Earnest money is money put down to demonstrate your seriousness about buying a home. It must be substantial enough to demonstrate good faith and is usually between $500-$2000. If your offer is accepted, the earnest money becomes part of your down payment or closing costs. If the offer is rejected, your money is returned to you. If you back out of a deal, you may forfeit the entire amount.
What does a home inspector do and how does an inspection figure in the purchase of a home?
For most people, a home is the largest investment they will ever make and protecting that investment by spending a few hundred dollars is well worth it. The typical home inspection arranges from $200-500 depending on the size of the home. An inspector checks the safety of your potential new home. Home inspectors focus especially on the structure, construction and mechanical systems of the house. They will make you aware of repairs that are needed. The inspector does not evaluate whether or not you’re getting a good value for your money. Generally, an inspector checks: the electrical system, plumbing and waste disposal, the water heater, insulation and ventilation, the HVAC system, water source, the potential presence of pests, the foundation, doors, windows, ceilings, walls, floors and roof. Be sure to hire a home inspector that is qualified and experienced. It’s a good idea to include an inspection clause in the offer when negotiating for a home. An inspection clause give you an “out” on buying the house if serious problems are found or gives you the ability to renegotiate the purchase price if repairs are needed. A private home inspection is not only limited to the purchase of a resale, but is also very important during the building of a new home. You cannot just assume that a new home will be built perfectly without any errors.
Do I need to be there for the inspection?
It’s not required, but it’s a good idea and highly recommended. Following the inspection, the home inspector will be able to answer questions about the report and any problem areas. This is also an opportunity to hear an objective opinion on the home and ask general maintenance questions. 
How do I find a lender?
You can finance a home with a loan from a bank, a savings and loan, a credit union, private mortgage company or various state government lenders. Shopping for a loan is like shopping for any other large purchase: you can save money if you take some time to look around for the best price. Different lenders can offer quite different interest rates and loan fees; and as you know, a lower interest rate can make a big difference in how much home you can afford. Most lenders need 4-6 weeks for the whole loan approval process. Your real estate broker will be familiar with lenders in the area and what they are offering. 
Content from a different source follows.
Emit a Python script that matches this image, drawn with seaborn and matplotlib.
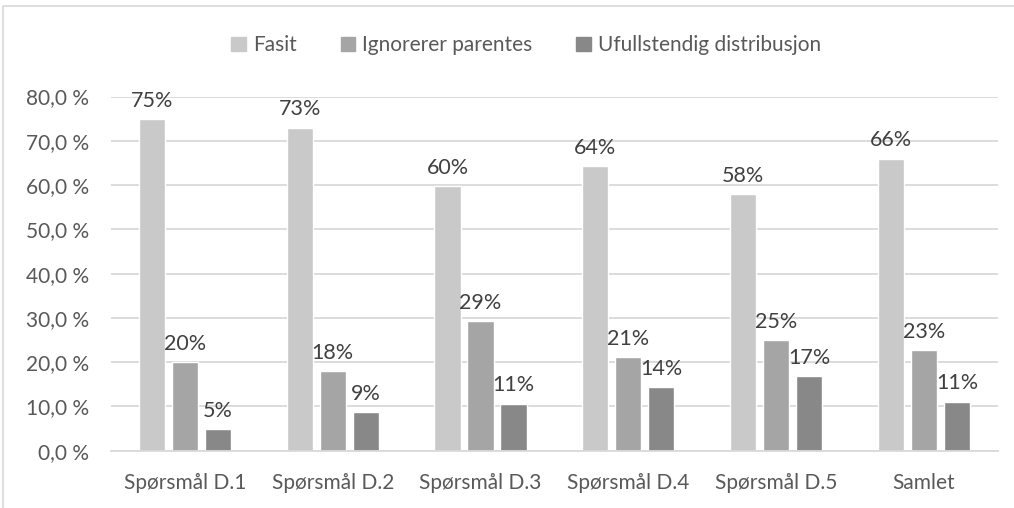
import numpy as np
import pandas as pd
import matplotlib
matplotlib.use("Agg")
import matplotlib.pyplot as plt
import seaborn as sns
from matplotlib.patches import Rectangle
from matplotlib.ticker import FuncFormatter

# Data
categories = ["Spørsmål D.1", "Spørsmål D.2", "Spørsmål D.3",
              "Spørsmål D.4", "Spørsmål D.5", "Samlet"]
series = ["Fasit", "Ignorerer parentes", "Ufullstendig distribusjon"]
fasit = [74.9, 73.0, 59.8, 64.3, 58.0, 66.0]
ignorerer = [20.0, 18.0, 29.3, 21.2, 25.0, 22.7]
ufullstendig = [4.9, 8.7, 10.6, 14.3, 16.9, 11.1]
colors = ["#C9C9C9", "#A5A5A5", "#888888"]

df = pd.DataFrame({
    "Kategori": categories * 3,
    "Serie": [series[0]] * 6 + [series[1]] * 6 + [series[2]] * 6,
    "Verdi": fasit + ignorerer + ufullstendig,
})

sns.set_theme(style="white")
plt.rcParams["font.family"] = ["Lato", "DejaVu Sans"]

fig = plt.figure(figsize=(10.14, 5.08), dpi=100)
ax = fig.add_axes([0.1095, 0.1128, 0.8745, 0.6972])

sns.barplot(data=df, x="Kategori", y="Verdi", hue="Serie", palette=colors,
            width=0.67, gap=0.21, ax=ax, legend=True, saturation=1)

# Data labels
for cont in ax.containers:
    vals = [b.get_height() for b in cont]
    ax.bar_label(cont, labels=[f"{round(v):.0f}%" for v in vals],
                 padding=6, fontsize=15.5, color="#404040")

ax.set_ylim(0, 80)
ax.set_xlim(-0.5, 5.5)
ax.set_yticks(np.arange(0, 81, 10))
ax.yaxis.set_major_formatter(FuncFormatter(lambda v, p: f"{v:.1f} %".replace(".", ",")))
ax.grid(axis="y", color="#D9D9D9", linewidth=1.3)
ax.set_axisbelow(True)
for s in ["top", "right", "left"]:
    ax.spines[s].set_visible(False)
ax.spines["bottom"].set_color("#D9D9D9")
ax.spines["bottom"].set_linewidth(1.3)
ax.tick_params(axis="both", length=0, labelsize=15, colors="#595959")
ax.tick_params(axis="x", pad=16)
ax.tick_params(axis="y", pad=16)
ax.set_xlabel("")
ax.set_ylabel("")

ax.get_legend().remove()
handles = [Rectangle((0, 0), 1, 1, color=c) for c in colors]
fig.legend(handles, series, loc="center", bbox_to_anchor=(0.519, 0.911), ncol=3,
           frameon=False, fontsize=15, handlelength=0.7, handleheight=0.7,
           handletextpad=0.35, columnspacing=2.1, labelcolor="#595959")

# chart border
fig.patches.append(Rectangle((3 / 1014, -0.1), 1.1, 1 - 6 / 508 + 0.1,
                             transform=fig.transFigure, fill=False,
                             edgecolor="#D9D9D9", linewidth=1.2))

fig.savefig("out.png", dpi=100)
Should I get pre-approved?
YES! We will make sure you are pre-approved for a home loan before we start looking at properties. 
 
What do I need to take with me when I apply for a mortgage?
If you have everything with you when you visit your lender, you’ll save a good deal of time. You should have:
Social security numbers for both you and your spouse, if you are both applying for the loan,
Copies of your checking and savings account statements for the past 6 months,
Evidence of any other assets like bonds or stocks,
A recent paycheck stub detailing your earnings,
A list of all credit card accounts and the approximate monthly amounts owed on each,
A list of account numbers and balances due on outstanding loans, such as car loans,
Copies of your last 2 years’ income tax statements,
The name and address of someone who can verify your employment. 
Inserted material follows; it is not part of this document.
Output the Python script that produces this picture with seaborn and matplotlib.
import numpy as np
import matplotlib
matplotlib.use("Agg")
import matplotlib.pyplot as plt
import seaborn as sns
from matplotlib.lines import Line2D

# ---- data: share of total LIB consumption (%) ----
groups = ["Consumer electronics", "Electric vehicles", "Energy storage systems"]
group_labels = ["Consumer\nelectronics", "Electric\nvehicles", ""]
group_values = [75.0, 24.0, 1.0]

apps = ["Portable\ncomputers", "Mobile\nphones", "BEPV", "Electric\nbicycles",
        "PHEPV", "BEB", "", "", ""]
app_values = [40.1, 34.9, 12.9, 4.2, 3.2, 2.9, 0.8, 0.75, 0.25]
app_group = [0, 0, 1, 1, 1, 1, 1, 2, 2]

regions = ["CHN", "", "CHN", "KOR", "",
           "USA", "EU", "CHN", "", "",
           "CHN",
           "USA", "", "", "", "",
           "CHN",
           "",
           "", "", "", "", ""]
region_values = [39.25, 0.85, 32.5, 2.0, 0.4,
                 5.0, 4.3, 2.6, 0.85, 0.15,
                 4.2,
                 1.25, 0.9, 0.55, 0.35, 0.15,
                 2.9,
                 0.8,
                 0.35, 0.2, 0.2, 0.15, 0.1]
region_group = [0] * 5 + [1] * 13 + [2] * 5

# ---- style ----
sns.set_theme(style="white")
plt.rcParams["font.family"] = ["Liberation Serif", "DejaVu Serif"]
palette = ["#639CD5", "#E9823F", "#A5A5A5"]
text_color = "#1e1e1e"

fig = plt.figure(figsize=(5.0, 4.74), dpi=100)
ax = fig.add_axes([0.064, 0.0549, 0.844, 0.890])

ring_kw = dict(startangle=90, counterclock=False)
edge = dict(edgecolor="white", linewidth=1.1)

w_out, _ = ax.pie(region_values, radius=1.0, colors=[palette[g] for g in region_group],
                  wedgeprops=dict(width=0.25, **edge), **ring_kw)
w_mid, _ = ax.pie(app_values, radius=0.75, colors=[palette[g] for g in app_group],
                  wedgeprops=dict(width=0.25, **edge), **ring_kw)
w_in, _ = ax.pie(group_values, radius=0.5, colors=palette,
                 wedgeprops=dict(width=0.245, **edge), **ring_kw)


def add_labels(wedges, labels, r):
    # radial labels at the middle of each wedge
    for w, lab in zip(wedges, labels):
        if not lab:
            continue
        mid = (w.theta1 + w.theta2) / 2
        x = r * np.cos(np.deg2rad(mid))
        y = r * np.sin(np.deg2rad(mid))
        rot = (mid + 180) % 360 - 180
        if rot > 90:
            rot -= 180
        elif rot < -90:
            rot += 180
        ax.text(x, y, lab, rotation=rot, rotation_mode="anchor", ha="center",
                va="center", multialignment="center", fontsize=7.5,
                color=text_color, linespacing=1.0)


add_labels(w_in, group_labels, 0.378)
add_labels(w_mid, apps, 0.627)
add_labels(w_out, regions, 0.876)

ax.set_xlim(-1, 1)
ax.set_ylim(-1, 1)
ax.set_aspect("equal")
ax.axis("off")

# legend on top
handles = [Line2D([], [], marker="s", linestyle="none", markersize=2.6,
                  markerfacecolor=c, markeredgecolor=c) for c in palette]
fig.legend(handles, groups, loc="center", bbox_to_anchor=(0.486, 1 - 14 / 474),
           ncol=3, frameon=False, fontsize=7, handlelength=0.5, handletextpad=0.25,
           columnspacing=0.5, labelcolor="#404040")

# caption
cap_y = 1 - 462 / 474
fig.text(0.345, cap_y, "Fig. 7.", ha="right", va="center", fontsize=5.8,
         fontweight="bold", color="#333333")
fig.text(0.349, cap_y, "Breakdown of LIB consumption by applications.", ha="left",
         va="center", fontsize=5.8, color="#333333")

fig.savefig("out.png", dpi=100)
Depending on your lender, you may be asked for more
How do I know what I can afford?
Your income and whatever debt you may have will be a determining factor of the amount that you can afford to spend on a house. Usually prospective home buyers will look at homes that do not exceed 2.5 times their annual income. If an individual or couple earns $50,000/year, then their home purchase typically does not exceed $125,000. This can change base on the area and market in which you are seeking home ownership. Another rule of thumb is to keep your monthly mortgage payment below 29% of your monthly gross income. Any other debt you may have (auto, credit cards, etc.) in addition to your monthly mortgage payment should not surpass 40% of your monthly gross income depending on the kind of mortgage loan you are applying for. 
How much money will I have to come up with to buy a home?
That depends on a number of factors, including the cost of the house and type of mortgage you get. In general, you need to have enough to cover three costs. Earnest money is the deposit you make on the home when you submit an offer to prove you are serious about the purchase; generally earnest money ranges from $500-$2000. The down payment is a percentage of the cost of the home that must be paid at closing. The more money you can put into your down payment, the lower your mortgage payments will be. Some types of loans require 10-20% of the purchase price. That’s why many first-time homebuyers turn to HUD’s FHA for help. FHA loans require only 3.5% down and sometimes less. Finally, closing costs are the costs associated with processing the paperwork to buy a house. Closing costs are paid at settlement and average 3-4% of the price of the home. These costs cover various fees your lender charges and other processing expenses. When you apply for your loan, your lender will give you an estimate of the closing costs, so you won’t be caught by surprise.
What will my mortgage cover?
Typically your mortgage payment covers four parts: the principle – the amount of repayment for what you actually borrowed; interest - payment to the lender for money you’ve borrowed; homeowners insurance - a monthly amount to insure the property against loss from fire, smoke, theft and other hazard; and property taxes - the annual taxes assessed on your property. Most loans are for 30 years although other lengths are available also. During the life of the loan, you will pay far more in interest than you will in principal, sometimes 2 or 3 times more! Because of the way loans are structured, in the first years you’ll be paying mostly interest in your monthly payments. In the final years, you’ll be paying mostly principal.
In addition to the mortgage payment, what other costs do I need to consider?
Monthly utilities are a big one. If you are used to utilities being included in your rent payment, this will be new to you. Your real estate broker will be able to help you get information from the seller on how much utilities normally cost. In addition, you might have homeowner or condo association dues.